Patrząc na procesy obsługi klientów przez partnerów, to masowe przejście na pracę zdalną doprowadziło do takiej sytuacji, że zmniejszyła się wielkość obsługiwanych klientów, ale pojawiło się wiele „mikrofirm”, które stanowią gospodarstwa domowe zdalnych pracowników. Mają  własny sprzęt, infrastrukturę sieciową, łącze internetowe, korzystają z usług…

Tak, ale z tego co wiem nie stanowiło to wielkiego problemu. Zresztą wielu zdalnych pracowników samodzielnie zadbało o zakupy na fakturę tego, co niezbędne, bo nie mogli doczekać się wsparcia ze strony pracodawcy. Zaś część sprzętu potrzebnego do pracy zdalnej było wysyłane kurierem po wstępnym skonfigurowaniu i przygotowaniu do wykonywania działań służbowych. Gdy była taka potrzeba, także my wysyłaliśmy kupiony u nas sprzęt bezpośrednio do użytkowników, na bazie otrzymanej listy adresowej.

Czy w tej sytuacji konieczna była także współpraca pomiędzy partnerami?

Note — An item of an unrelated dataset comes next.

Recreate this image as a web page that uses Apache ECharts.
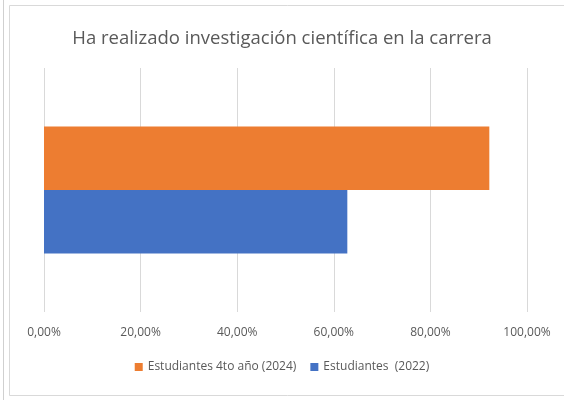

Gdy pojawiły się problemy w zakresie dostępności sprzętu, resellerzy odsprzedawali go między sobą. Zresztą współpraca pomiędzy partnerami to nic nowego – robią to od dawna, zwłaszcza gdy trzeba skorzystać z czyjegoś doświadczenia, jeśli samemu się go nie ma. My też korzystamy z podwykonawców w różnych rejonach, bo czasami to po prostu wychodzi korzystniej finansowo.